Fast-forward twenty years and although no longer an owner, I still act as global ambassador to the brand that carries my name. I'm keenly aware of the sourcing and supply-chain issues that happen when working with natural raw materials. When domestic turmoil in Kenya resulted in a lack of yangu oil for the haircare range, products went out of stock for almost a year whilst another natural oil - not just as good, but even better - was sourced from the Kalahari. Others might have been tempted to slip in an inferior oil, or reduce the yangu quantity to a miniscule level just so it could legally be listed on the label. I'm proud to say that didn't happen - and the shelves were bare until the better alternative became available. Such dedication to the quality and provenance of ingredients is what creates customer trust and loyalty - the two most important brand-builders. Equally important was the communication of this message, serving to strengthen a customer's awareness that they are backing a brand that does the right thing.
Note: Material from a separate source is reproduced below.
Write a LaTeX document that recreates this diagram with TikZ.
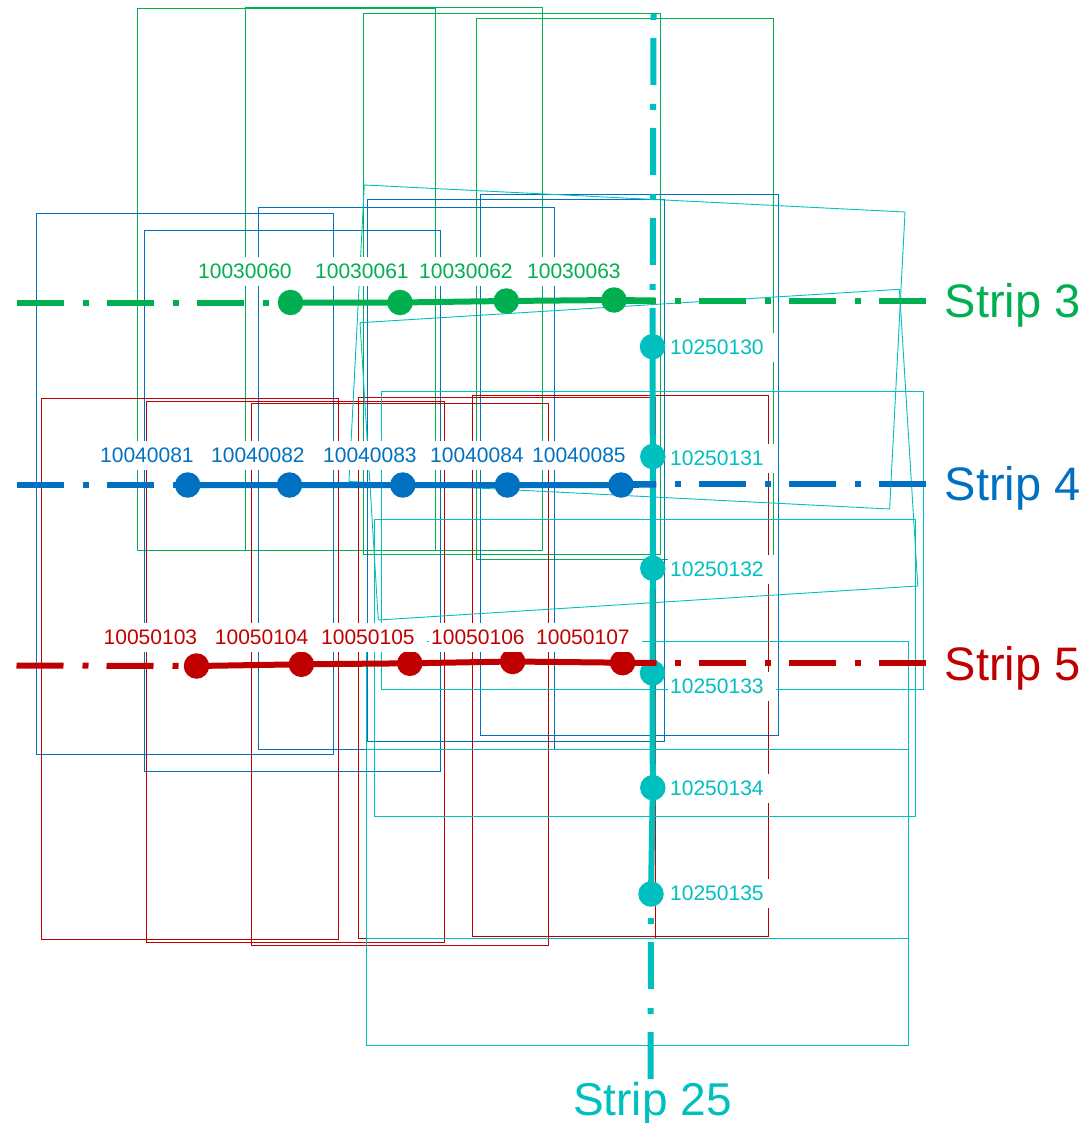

Stepping into the world of jewellery design has been a revelation for me. I have had a long-standing love affair with precious jewels, both as a private collector and part-time professional. I dipped my toe into the fine jewellery world a few years ago with a pendant that could also be worn as a brooch, and sold in aid of my charity LiveTwice. Keen to explore ethical sourcing, it was my first foray into the world of Fairtrade and ethical mining. I followed this with a collaboration with leading British jeweller Boodles, creating a Rose Pelargonium necklace from ethically-sourced pink sapphires. With a heart of gold, Boodles generously gave 100% of all proceeds (not just their profits) from all sales of this piece, significantly benefitting an orphanage for destitute street children in a region of India not far from the gemstone mines.
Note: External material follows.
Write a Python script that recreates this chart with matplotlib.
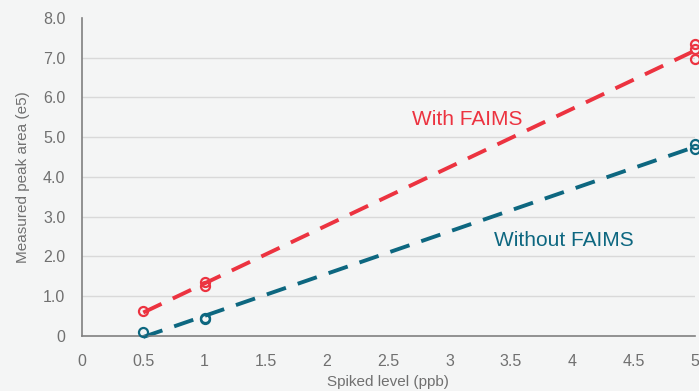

I've now created my own small line, made exclusively from certified Fairtrade gold and silver and called Fair & Fine - meaning Fairtrade and fine jewellery. It's been no easy task, partly due to limited resources and also to the jewellery trade's reluctance to shine a spotlight on the provenance of one of their most important raw materials: gold. My pieces are made in Peru, from a Fairtrade gold mine that, until now, has been one of the world's largest provider of Fairtrade gold. Now, thanks in part to funding from the UK's Comic Relief charity, newly accredited mines are coming online throughout East Africa, notably Uganda, Kenya and Tanzania. The difference Fairtrade makes is immense. There are between 25 and 35 million small-scale family miners producing artisan gold. This gold usually goes into general global supply and is impossible to trace. This is the reason most often given by the jewellery industry as to why there is no country of origin labeling on jewellery. Think about it: Every piece of clothing, accessory, lipstick or other form of adornment will tell you where it comes from - not so with gold jewellery. A few notable jewellers buck the trend, such as Cred (who I work with), but whether by default or by design, jewellery remains, for the most part, a closed world of non-provenance and anonymity.
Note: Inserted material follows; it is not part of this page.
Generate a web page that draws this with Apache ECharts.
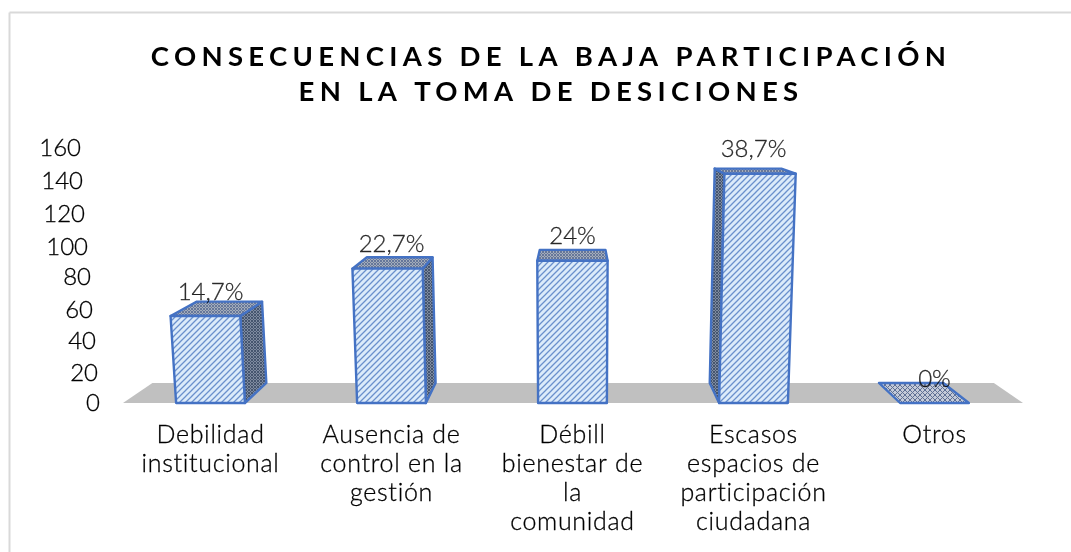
<!DOCTYPE html>
<html><head><meta charset="utf-8">
<style>html,body{margin:0;padding:0;background:#fff}#c{width:1071px;height:552px}</style>
<script src="https://cdn.jsdelivr.net/npm/echarts@6/dist/echarts.min.js"></script>
</head><body><div id="c"></div>
<script>
const titleLines = ['CONSECUENCIAS DE LA BAJA PARTICIPACIÓN', 'EN LA TOMA DE DESICIONES'];
const categories = ['Debilidad\ninstitucional', 'Ausencia de\ncontrol en la\ngestión', 'Débill\nbienestar de\nla\ncomunidad', 'Escasos\nespacios de\nparticipación\nciudadana', 'Otros'];
const values = [55, 85, 90, 145, 0];
const pctLabels = ['14,7%', '22,7%', '24%', '38,7%', '0%'];
const yTicks = [0, 20, 40, 60, 80, 100, 120, 140, 160];
// the tick labels follow the slanted wall of the 3D chart: per-tick pixel nudges
const tickPadRight = [0, 2, 4, 7, 9, 12, 15, 17, 19];
const tickShiftDown = [0, 2, 2, 2, 1, 2, 1, 0, -2];

const FONT = 'Lato';
const TEXT = '#000';
['fillText', 'strokeText'].forEach(name => {
  const orig = CanvasRenderingContext2D.prototype[name];
  CanvasRenderingContext2D.prototype[name] = function (t, x, y, m) {
    this.letterSpacing = /bold/.test(this.font) ? '5.3px' : /25px/.test(this.font) ? '0.7px' : '0px';
    return m === undefined ? orig.call(this, t, x, y) : orig.call(this, t, x, y, m);
  };
});

function makePattern(bg, fg, size, lw, kind) {
  const c = document.createElement('canvas');
  c.width = c.height = size;
  const g = c.getContext('2d');
  g.fillStyle = bg; g.fillRect(0, 0, size, size);
  g.strokeStyle = fg; g.lineWidth = lw;
  g.beginPath();
  g.moveTo(-size, size * 2); g.lineTo(size * 2, -size);
  g.moveTo(-size, size); g.lineTo(size, -size);
  g.moveTo(0, size * 2); g.lineTo(size * 2, 0);
  if (kind === 'cross') {
    g.moveTo(-size, -size); g.lineTo(size * 2, size * 2);
    g.moveTo(-size, 0); g.lineTo(size, size * 2);
    g.moveTo(0, -size); g.lineTo(size * 2, size);
  }
  g.stroke();
  return c;
}
const frontFill = { image: makePattern('#dcebfa', '#6a90cc', 6, 1.3), repeat: 'repeat' };
const sideFill = { image: makePattern('#7f8ba0', '#46566f', 3, 1, 'cross'), repeat: 'repeat' };
const topFill = { image: makePattern('#a4adba', '#66779a', 3, 1, 'cross'), repeat: 'repeat' };
const flatFill = { image: makePattern('#c3cad8', '#5f7095', 5, 1, 'cross'), repeat: 'repeat' };
const EDGE = '#4472c4';

const chart = echarts.init(document.getElementById('c'), null, { renderer: 'canvas' });

const GRID = { left: 120, top: 150, width: 905, height: 253 };
const VX = 575, VY = 95, DEPTH = 0.065, FAN = 0.00016;
const back = p => [p[0] + (VX - p[0]) * DEPTH, p[1] + (VY - p[1]) * DEPTH];

function renderBar(params, api) {
  const i = api.value(0), v = api.value(1);
  const base = api.coord([i, 0]), top = api.coord([i, v]);
  const w = api.size([1, 0])[0] * 0.38;
  const h = base[1] - top[1];
  const fan = x => x + (x - VX) * h * FAN;
  const bl = [base[0] - w / 2, base[1]], br = [base[0] + w / 2, base[1]];
  const tl = [fan(bl[0]), top[1]], tr = [fan(br[0]), top[1]];
  const poly = (pts, fill) => ({
    type: 'polygon', shape: { points: pts },
    style: { fill, stroke: EDGE, lineWidth: 2.4, lineJoin: 'round' }
  });
  const children = [];
  if (v === 0) {
    children.push(poly([bl, br, back(br), back(bl)], flatFill));
  } else {
    if (bl[0] > VX) children.push(poly([bl, tl, back(tl), back(bl)], sideFill));
    if (br[0] < VX) children.push(poly([br, tr, back(tr), back(br)], sideFill));
    children.push(poly([tl, tr, back(tr), back(tl)], topFill));
    children.push(poly([bl, br, tr, tl], frontFill));
  }
  return { type: 'group', children };
}

function renderFloor(params, api) {
  const band = api.size([1, 0])[0];
  const a = api.coord([0, 0]), b = api.coord([categories.length - 1, 0]);
  const l = [a[0] - band / 2 + 3, a[1]], r = [b[0] + band / 2 - 2, b[1]];
  return { type: 'polygon', shape: { points: [l, r, back(r), back(l)] }, style: { fill: '#c0c0c0' }, silent: true };
}

const thinText = { color: TEXT, fontFamily: FONT, fontWeight: 300, textBorderColor: '#000', textBorderWidth: 0.3 };

const tickRich = {};
yTicks.forEach((t, i) => {
  const dy = tickShiftDown[i];
  tickRich['t' + t] = Object.assign({}, thinText, {
    fontSize: 24,
    padding: [Math.max(dy, 0) * 2, tickPadRight[i], Math.max(-dy, 0) * 2, 0]
  });
});

chart.setOption({
  animation: false,
  backgroundColor: '#fff',
  title: {
    text: titleLines.join('\n'), left: 546, top: 35, textAlign: 'center',
    textStyle: { fontFamily: FONT, fontSize: 27.5, fontWeight: 'bold', color: '#000', lineHeight: 35 }
  },
  grid: GRID,
  xAxis: {
    type: 'category', data: categories,
    axisLine: { show: false }, axisTick: { show: false },
    axisLabel: Object.assign({ interval: 0, fontSize: 25, lineHeight: 29, margin: 17 }, thinText)
  },
  yAxis: {
    type: 'value', min: 0, max: 160, interval: 20,
    axisLine: { show: false }, axisTick: { show: false }, splitLine: { show: false },
    axisLabel: Object.assign({ margin: 20, fontSize: 24, formatter: v => `{t${v}|${v}}`, rich: tickRich }, thinText)
  },
  graphic: [
    { type: 'line', silent: true, z: -1, shape: { x1: 9.5, y1: 12.5, x2: 1071, y2: 12.5 }, style: { stroke: '#d9d9d9', lineWidth: 2 } },
    { type: 'line', silent: true, z: -1, shape: { x1: 9.5, y1: 12.5, x2: 9.5, y2: 552 }, style: { stroke: '#d9d9d9', lineWidth: 2 } }
  ],
  series: [
    { type: 'custom', data: [[0, 0]], renderItem: renderFloor, encode: { x: 0, y: 1 }, silent: true, z: 1 },
    {
      type: 'custom', z: 2,
      data: values.map((v, i) => [i, v]),
      renderItem: renderBar, encode: { x: 0, y: 1 }
    },
    {
      type: 'scatter', z: 3, symbolSize: 0, silent: true,
      data: values.map((v, i) => [i, v]),
      label: Object.assign({
        show: true, position: 'top', distance: 12, fontSize: 24,
        formatter: p => pctLabels[p.dataIndex]
      }, thinText)
    }
  ]
});
</script></body></html>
Yet consumers increasingly demand transparency and traceability. Scandals such as the Ranu Plaza disaster in Bangladesh in 2013, when over 1000 poorly protected garment workers were killed and thousands more seriously injured by a falling building, made many resolve to raise the ethical fashion bar. Let's hope it doesn't take a similar scale disaster to jolt the jewellery industry into action. How and where our luxury goods are made matters. More consumers than ever before are saying they don't want to wear the wages of disaster, either as fashion clothing or as an accessory. Provenance is increasingly highly prized and in the jewellery world, a number of well-intentioned initiatives have been put in place. In 2012, the World Gold Council launched its conflict-free gold standard and there is also the work of the Responsible Jewellery Council, although marred by reports of gold-mining mixed with money-laundering. Some of the more ethical-sounding initiatives are also blighted by opaque accountability. I chose Fairtrade as it is the only fully accredited, independently audited (by ISEAL Alliance) and totally transparent source of gold. Not only is their audit trail clean, so are their artisan mining practices, from fewer mining pollutants to greater welfare for the miners and their families. Not to mention the practical Fairtrade premium of $2000 paid for every kilo of gold produced - money that pays for community projects such as clean water, schooling and sanitation.
If we can achieve an ethical and fair provenance for goods as transient as a T-shirt, surely we can also work towards creating a fairer and more transparent journey for the gold that we wear as jewellery - something also worn next to our skin and so often given as a symbol of eternal love. Fairtrade gold gives us that opportunity.